Leave out the pictures and transcribe everything else exactly.

start DATASET EXTRACT

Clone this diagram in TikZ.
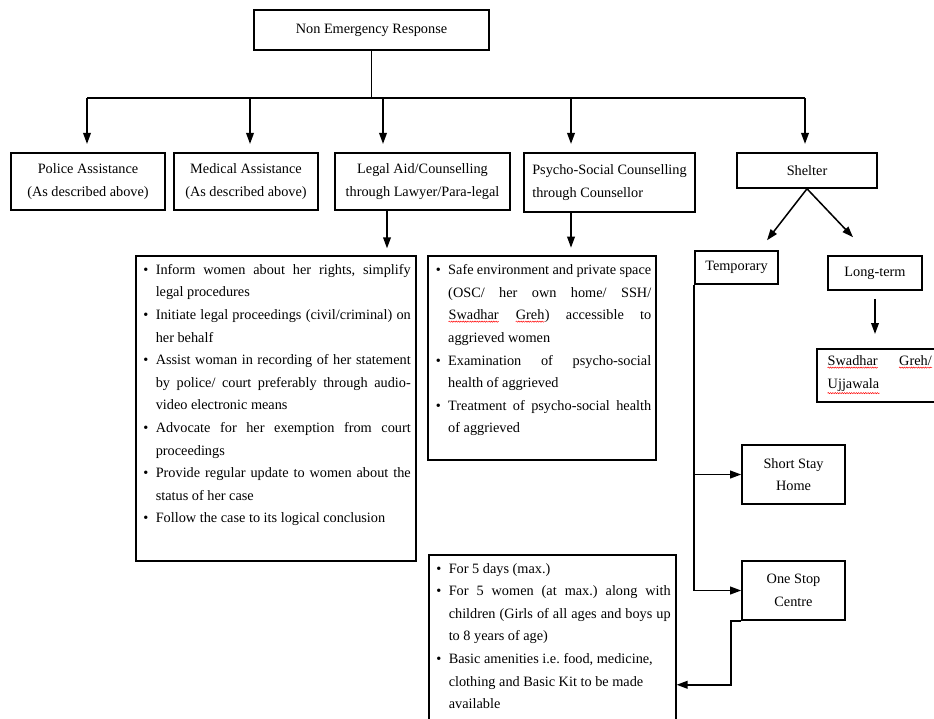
\documentclass[tikz,border=0pt]{standalone}
\usepackage{fontspec}
\setmainfont{Liberation Serif}
\usepackage{enumitem}
\usetikzlibrary{arrows.meta, decorations.pathmorphing}
\frenchspacing
\newcommand{\spell}[1]{\tikz[baseline=(w.base)]{\node[inner sep=0pt] (w) {#1};
    \draw[red, line width=0.4pt, decorate, decoration={snake, amplitude=0.5pt, segment length=2pt}]
        ([yshift=-1.2pt]w.south west) -- ([yshift=-1.2pt]w.south east);}}
\newcommand{\boxlist}[3]{\begin{minipage}[t][#1][t]{#2}\sloppy\hyphenpenalty=10000\relax
    \begin{itemize}[label=\textbullet, leftmargin=0.45cm, labelsep=0.22cm, nosep]#3\end{itemize}\end{minipage}}

\begin{document}
\begin{tikzpicture}[x=0.03cm, y=-0.03cm, line width=1.3pt,
    font=\fontsize{12.2}{19.3}\selectfont,
    box/.style={draw, rectangle, align=center, inner sep=1pt},
    listbox/.style={draw, rectangle, anchor=north west, inner xsep=0.15cm, inner ysep=0.25cm},
    arr/.style={-{Triangle[length=3.3mm, width=2.3mm]}}]
    \useasboundingbox (0,0) rectangle (934,718);

    % Top of the tree
    \node[box, minimum width=7.05cm, minimum height=1.2cm] (ner) at (371.5,30) {Non Emergency Response};

    % Kinds of help
    \node[box, minimum width=4.62cm, minimum height=1.71cm] (police) at (88,181.5) {Police Assistance\\(As described above)};
    \node[box, minimum width=4.32cm, minimum height=1.71cm] (medical) at (246,181.5) {Medical Assistance\\(As described above)};
    \node[box, minimum width=5.25cm, minimum height=1.71cm] (legal) at (422.5,181.5) {Legal Aid/Counselling\\through Lawyer/Para-legal};
    \node[box, align=left, minimum width=5.13cm, minimum height=1.77cm] (psycho) at (609.5,182.5) {Psycho-Social Counselling\\through Counsellor};
    \node[box, minimum width=4.2cm, minimum height=1.05cm] (shelter) at (807,170.5) {Shelter};

    \foreach \x/\n in {87/police, 250/medical, 383/legal, 571/psycho, 805/shelter}{
        \coordinate (drop\n) at (\x,98);
        \draw[arr, shorten >=0.25cm] (drop\n) -- (drop\n |- \n.north);
    }
    \draw (droppolice) -- (dropshelter);
    \draw (ner.south) -- (ner.south |- dropshelter);

    % Legal aid details
    \node[listbox] (legallist) at (135,255) {\boxlist{8.65cm}{8.1cm}{
        \item Inform women about her rights, simplify\linebreak legal procedures
        \item Initiate legal proceedings (civil/criminal) on\linebreak her behalf
        \item Assist woman in recording of her statement\linebreak by police/ court preferably through audio-\linebreak video electronic means
        \item Advocate for her exemption from court\linebreak proceedings
        \item Provide regular update to women about the\linebreak status of her case
        \item Follow the case to its logical conclusion}};
    \coordinate (legalout) at ([xshift=-1.065cm]legal.south);
    \draw[arr, shorten >=0.2cm] (legalout) -- (legalout |- legallist.north);

    % Counselling details
    \node[listbox] (psycholist) at (428,256) {\boxlist{5.62cm}{6.54cm}{
        \item Safe environment and private space\linebreak (OSC/ her own home/ SSH/\linebreak \spell{Swadhar} \spell{Greh}) accessible to\linebreak aggrieved women
        \item Examination of psycho-social\linebreak health of aggrieved
        \item Treatment of psycho-social health\linebreak of aggrieved}};
    \draw[arr, shorten >=0.25cm] (psycho.south -| droppsycho) -- (droppsycho |- psycholist.north);

    % Shelter branches
    \node[box, minimum width=2.49cm, minimum height=0.99cm] (temporary) at (736.5,267.5) {Temporary};
    \node[box, minimum width=2.82cm, minimum height=1.02cm] (longterm) at (875,273) {Long-term};
    \draw[arr] (shelter.south) -- ([xshift=0.915cm, yshift=0.3cm]temporary.north);
    \draw[arr] (shelter.south) -- ([xshift=-0.66cm, yshift=0.54cm]longterm.north);

    \node[listbox, inner xsep=0.3cm, inner ysep=0.2cm] (swadhar) at (817,349)
        {\begin{minipage}[t][1.19cm][t]{3.15cm}\spell{Swadhar}\hfill\spell{Greh/}\\\spell{Ujjawala}\end{minipage}};
    \draw[arr, shorten <=0.24cm, shorten >=0.45cm] (longterm.south) -- (longterm.south |- swadhar.north);

    \node[box, minimum width=3.09cm, minimum height=1.77cm] (shortstay) at (793.5,474.5) {Short Stay\\Home};
    \node[box, minimum width=3.09cm, minimum height=1.77cm] (osc) at (793.5,590.5) {One Stop\\Centre};
    \draw[arr] (temporary.south west) |- (osc.west);
    \draw[arr] (temporary.south west |- shortstay.west) -- (shortstay.west);

    % One Stop Centre details
    \node[listbox] (osclist) at (428,554) {\boxlist{7.3cm}{7.11cm}{
        \item For 5 days (max.)
        \item For 5 women (at max.) along with\linebreak children (Girls of all ages and boys up\linebreak to 8 years of age)
        \item Basic amenities i.e. food, medicine,\newline clothing and Basic Kit to be made\newline available}};
    \draw[arr] (osc.south west) -- ++(-10,0) |- (osclist.east);
\end{tikzpicture}
\end{document}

end DATASET EXTRACT

PROBLEM SOLUTION:
Clone this diagram in TikZ.
\documentclass[tikz,border=0pt]{standalone}
\usepackage{fontspec}
\setmainfont{Liberation Serif}
\usepackage{enumitem}
\usetikzlibrary{arrows.meta, decorations.pathmorphing}
\frenchspacing
\newcommand{\spell}[1]{\tikz[baseline=(w.base)]{\node[inner sep=0pt] (w) {#1};
    \draw[red, line width=0.4pt, decorate, decoration={snake, amplitude=0.5pt, segment length=2pt}]
        ([yshift=-1.2pt]w.south west) -- ([yshift=-1.2pt]w.south east);}}
\newcommand{\boxlist}[3]{\begin{minipage}[t][#1][t]{#2}\sloppy\hyphenpenalty=10000\relax
    \begin{itemize}[label=\textbullet, leftmargin=0.45cm, labelsep=0.22cm, nosep]#3\end{itemize}\end{minipage}}

\begin{document}
\begin{tikzpicture}[x=0.03cm, y=-0.03cm, line width=1.3pt,
    font=\fontsize{12.2}{19.3}\selectfont,
    box/.style={draw, rectangle, align=center, inner sep=1pt},
    listbox/.style={draw, rectangle, anchor=north west, inner xsep=0.15cm, inner ysep=0.25cm},
    arr/.style={-{Triangle[length=3.3mm, width=2.3mm]}}]
    \useasboundingbox (0,0) rectangle (934,718);

    % Top of the tree
    \node[box, minimum width=7.05cm, minimum height=1.2cm] (ner) at (371.5,30) {Non Emergency Response};

    % Kinds of help
    \node[box, minimum width=4.62cm, minimum height=1.71cm] (police) at (88,181.5) {Police Assistance\\(As described above)};
    \node[box, minimum width=4.32cm, minimum height=1.71cm] (medical) at (246,181.5) {Medical Assistance\\(As described above)};
    \node[box, minimum width=5.25cm, minimum height=1.71cm] (legal) at (422.5,181.5) {Legal Aid/Counselling\\through Lawyer/Para-legal};
    \node[box, align=left, minimum width=5.13cm, minimum height=1.77cm] (psycho) at (609.5,182.5) {Psycho-Social Counselling\\through Counsellor};
    \node[box, minimum width=4.2cm, minimum height=1.05cm] (shelter) at (807,170.5) {Shelter};

    \foreach \x/\n in {87/police, 250/medical, 383/legal, 571/psycho, 805/shelter}{
        \coordinate (drop\n) at (\x,98);
        \draw[arr, shorten >=0.25cm] (drop\n) -- (drop\n |- \n.north);
    }
    \draw (droppolice) -- (dropshelter);
    \draw (ner.south) -- (ner.south |- dropshelter);

    % Legal aid details
    \node[listbox] (legallist) at (135,255) {\boxlist{8.65cm}{8.1cm}{
        \item Inform women about her rights, simplify\linebreak legal procedures
        \item Initiate legal proceedings (civil/criminal) on\linebreak her behalf
        \item Assist woman in recording of her statement\linebreak by police/ court preferably through audio-\linebreak video electronic means
        \item Advocate for her exemption from court\linebreak proceedings
        \item Provide regular update to women about the\linebreak status of her case
        \item Follow the case to its logical conclusion}};
    \coordinate (legalout) at ([xshift=-1.065cm]legal.south);
    \draw[arr, shorten >=0.2cm] (legalout) -- (legalout |- legallist.north);

    % Counselling details
    \node[listbox] (psycholist) at (428,256) {\boxlist{5.62cm}{6.54cm}{
        \item Safe environment and private space\linebreak (OSC/ her own home/ SSH/\linebreak \spell{Swadhar} \spell{Greh}) accessible to\linebreak aggrieved women
        \item Examination of psycho-social\linebreak health of aggrieved
        \item Treatment of psycho-social health\linebreak of aggrieved}};
    \draw[arr, shorten >=0.25cm] (psycho.south -| droppsycho) -- (droppsycho |- psycholist.north);

    % Shelter branches
    \node[box, minimum width=2.49cm, minimum height=0.99cm] (temporary) at (736.5,267.5) {Temporary};
    \node[box, minimum width=2.82cm, minimum height=1.02cm] (longterm) at (875,273) {Long-term};
    \draw[arr] (shelter.south) -- ([xshift=0.915cm, yshift=0.3cm]temporary.north);
    \draw[arr] (shelter.south) -- ([xshift=-0.66cm, yshift=0.54cm]longterm.north);

    \node[listbox, inner xsep=0.3cm, inner ysep=0.2cm] (swadhar) at (817,349)
        {\begin{minipage}[t][1.19cm][t]{3.15cm}\spell{Swadhar}\hfill\spell{Greh/}\\\spell{Ujjawala}\end{minipage}};
    \draw[arr, shorten <=0.24cm, shorten >=0.45cm] (longterm.south) -- (longterm.south |- swadhar.north);

    \node[box, minimum width=3.09cm, minimum height=1.77cm] (shortstay) at (793.5,474.5) {Short Stay\\Home};
    \node[box, minimum width=3.09cm, minimum height=1.77cm] (osc) at (793.5,590.5) {One Stop\\Centre};
    \draw[arr] (temporary.south west) |- (osc.west);
    \draw[arr] (temporary.south west |- shortstay.west) -- (shortstay.west);

    % One Stop Centre details
    \node[listbox] (osclist) at (428,554) {\boxlist{7.3cm}{7.11cm}{
        \item For 5 days (max.)
        \item For 5 women (at max.) along with\linebreak children (Girls of all ages and boys up\linebreak to 8 years of age)
        \item Basic amenities i.e. food, medicine,\newline clothing and Basic Kit to be made\newline available}};
    \draw[arr] (osc.south west) -- ++(-10,0) |- (osclist.east);
\end{tikzpicture}
\end{document}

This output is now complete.